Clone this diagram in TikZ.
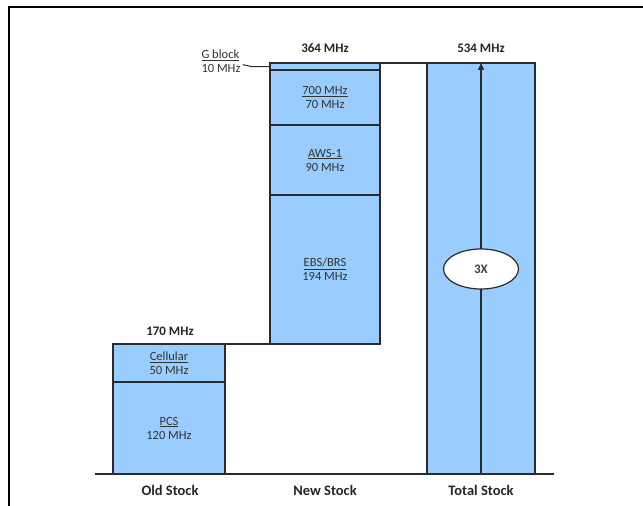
\documentclass[tikz,border=0pt]{standalone}
\usepackage{fontspec}
\setmainfont{Carlito}
\usetikzlibrary{arrows.meta,shapes.geometric,positioning}
\definecolor{bandblue}{HTML}{99CCFF}
\definecolor{inkgray}{HTML}{2B2B2B}
\tikzset{
  band/.style={draw=inkgray, fill=bandblue, line width=1.4pt, anchor=south west,
    inner sep=0pt, outer sep=0pt, align=center, font=\fontsize{12.5}{14}\selectfont, text=black!80},
  sumlbl/.style={font=\bfseries\fontsize{13}{15}\selectfont, text=black!85},
  stocklbl/.style={font=\bfseries\fontsize{14.5}{16}\selectfont, text=black!85}
}
\begin{document}
\begin{tikzpicture}[x=1pt, y=1pt]
    \useasboundingbox (0,0) rectangle (643,506);
    % frame
    \draw[line width=2.6pt] (9,0) -- (9,499) -- (643,499);
    % old stock
    \node[band, minimum width=112, minimum height=92] (pcs) at (113,32) {\underline{PCS}\\120 MHz};
    \node[band, minimum width=112, minimum height=38] (cell) at (113,124) {\underline{Cellular}\\50 MHz};
    % new stock
    \node[band, minimum width=110, minimum height=149] (ebs) at (270,162) {\underline{EBS/BRS}\\194 MHz};
    \node[band, minimum width=110, minimum height=70] (aws) at (270,311) {\underline{AWS-1}\\90 MHz};
    \node[band, minimum width=110, minimum height=55] (sevhun) at (270,381) {\underline{700 MHz}\\70 MHz};
    \node[band, minimum width=110, minimum height=7] (gblk) at (270,436) {};
    \draw[inkgray, line width=2.6pt] (aws.north west) -- (aws.north east);
    % total stock
    \node[band, minimum width=108, minimum height=411] (total) at (427,32) {};
    % steps between stacks
    \draw[inkgray, line width=1.4pt] (cell.north east) -- (ebs.south west);
    \draw[inkgray, line width=1.4pt] (gblk.north east) -- (total.north west);
    % G block call-out
    \node[font=\fontsize{12.5}{14}\selectfont, text=black!80, anchor=base west] (gname) at (198,447) {\underline{G block}};
    \node[font=\fontsize{12.5}{14}\selectfont, text=black!80, anchor=base west] (gsize) at (198,433) {10 MHz};
    \draw[inkgray, line width=1pt] (gname.south east) -- ++(9,-2) -- (gblk.west);
    % growth arrow
    \draw[inkgray, line width=1.4pt, -{Triangle[length=7pt,width=6pt]}] (total.south) -- (total.north);
    \node[ellipse, draw=inkgray, fill=white, line width=1.2pt, minimum width=75, minimum height=40,
      font=\bfseries\fontsize{13}{15}\selectfont, text=black!75] (three) at (481,237) {3X};
    % totals
    \node[sumlbl] (oldsum) at (170,175) {170 MHz};
    \node[sumlbl] (newsum) at (325,458) {364 MHz};
    \node[sumlbl] (totsum) at (481,458) {534 MHz};
    % base line and stock names
    \coordinate (basel) at (95,32);
    \coordinate (baser) at (554,32);
    \draw[inkgray, line width=1.4pt] (basel) -- (baser);
    \node[stocklbl] (oldlbl) at (170,16) {Old Stock};
    \node[stocklbl] (newlbl) at (325,16) {New Stock};
    \node[stocklbl] (totlbl) at (481,16) {Total Stock};
\end{tikzpicture}
\end{document}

Instruction
Working from the material above, transcribe it exactly while omitting pictures.

Solution to the exercise
Clone this diagram in TikZ.
\documentclass[tikz,border=0pt]{standalone}
\usepackage{fontspec}
\setmainfont{Carlito}
\usetikzlibrary{arrows.meta,shapes.geometric,positioning}
\definecolor{bandblue}{HTML}{99CCFF}
\definecolor{inkgray}{HTML}{2B2B2B}
\tikzset{
  band/.style={draw=inkgray, fill=bandblue, line width=1.4pt, anchor=south west,
    inner sep=0pt, outer sep=0pt, align=center, font=\fontsize{12.5}{14}\selectfont, text=black!80},
  sumlbl/.style={font=\bfseries\fontsize{13}{15}\selectfont, text=black!85},
  stocklbl/.style={font=\bfseries\fontsize{14.5}{16}\selectfont, text=black!85}
}
\begin{document}
\begin{tikzpicture}[x=1pt, y=1pt]
    \useasboundingbox (0,0) rectangle (643,506);
    % frame
    \draw[line width=2.6pt] (9,0) -- (9,499) -- (643,499);
    % old stock
    \node[band, minimum width=112, minimum height=92] (pcs) at (113,32) {\underline{PCS}\\120 MHz};
    \node[band, minimum width=112, minimum height=38] (cell) at (113,124) {\underline{Cellular}\\50 MHz};
    % new stock
    \node[band, minimum width=110, minimum height=149] (ebs) at (270,162) {\underline{EBS/BRS}\\194 MHz};
    \node[band, minimum width=110, minimum height=70] (aws) at (270,311) {\underline{AWS-1}\\90 MHz};
    \node[band, minimum width=110, minimum height=55] (sevhun) at (270,381) {\underline{700 MHz}\\70 MHz};
    \node[band, minimum width=110, minimum height=7] (gblk) at (270,436) {};
    \draw[inkgray, line width=2.6pt] (aws.north west) -- (aws.north east);
    % total stock
    \node[band, minimum width=108, minimum height=411] (total) at (427,32) {};
    % steps between stacks
    \draw[inkgray, line width=1.4pt] (cell.north east) -- (ebs.south west);
    \draw[inkgray, line width=1.4pt] (gblk.north east) -- (total.north west);
    % G block call-out
    \node[font=\fontsize{12.5}{14}\selectfont, text=black!80, anchor=base west] (gname) at (198,447) {\underline{G block}};
    \node[font=\fontsize{12.5}{14}\selectfont, text=black!80, anchor=base west] (gsize) at (198,433) {10 MHz};
    \draw[inkgray, line width=1pt] (gname.south east) -- ++(9,-2) -- (gblk.west);
    % growth arrow
    \draw[inkgray, line width=1.4pt, -{Triangle[length=7pt,width=6pt]}] (total.south) -- (total.north);
    \node[ellipse, draw=inkgray, fill=white, line width=1.2pt, minimum width=75, minimum height=40,
      font=\bfseries\fontsize{13}{15}\selectfont, text=black!75] (three) at (481,237) {3X};
    % totals
    \node[sumlbl] (oldsum) at (170,175) {170 MHz};
    \node[sumlbl] (newsum) at (325,458) {364 MHz};
    \node[sumlbl] (totsum) at (481,458) {534 MHz};
    % base line and stock names
    \coordinate (basel) at (95,32);
    \coordinate (baser) at (554,32);
    \draw[inkgray, line width=1.4pt] (basel) -- (baser);
    \node[stocklbl] (oldlbl) at (170,16) {Old Stock};
    \node[stocklbl] (newlbl) at (325,16) {New Stock};
    \node[stocklbl] (totlbl) at (481,16) {Total Stock};
\end{tikzpicture}
\end{document}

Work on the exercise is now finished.